Goal — Return only the number of lines holding the word "diagram".
━━ Task data ━━
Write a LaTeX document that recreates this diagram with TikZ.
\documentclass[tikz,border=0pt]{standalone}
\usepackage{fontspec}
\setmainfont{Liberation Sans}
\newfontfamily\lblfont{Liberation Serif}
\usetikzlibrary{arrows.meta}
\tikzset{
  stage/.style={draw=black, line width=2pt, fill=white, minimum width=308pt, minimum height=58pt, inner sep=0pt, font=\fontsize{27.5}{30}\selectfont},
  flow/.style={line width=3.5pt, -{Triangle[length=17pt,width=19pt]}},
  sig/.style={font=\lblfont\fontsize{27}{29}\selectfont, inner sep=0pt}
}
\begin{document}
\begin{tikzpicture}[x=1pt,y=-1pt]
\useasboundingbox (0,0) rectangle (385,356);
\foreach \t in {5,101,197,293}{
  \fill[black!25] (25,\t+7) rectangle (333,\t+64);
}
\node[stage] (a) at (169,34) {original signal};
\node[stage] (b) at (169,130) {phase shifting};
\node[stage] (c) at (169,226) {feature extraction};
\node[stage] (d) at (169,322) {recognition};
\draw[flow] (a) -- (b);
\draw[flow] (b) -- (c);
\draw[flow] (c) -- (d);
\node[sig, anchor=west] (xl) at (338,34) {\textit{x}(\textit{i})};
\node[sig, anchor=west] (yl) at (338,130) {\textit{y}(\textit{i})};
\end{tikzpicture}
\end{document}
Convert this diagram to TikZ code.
━━━
Output of the task — 2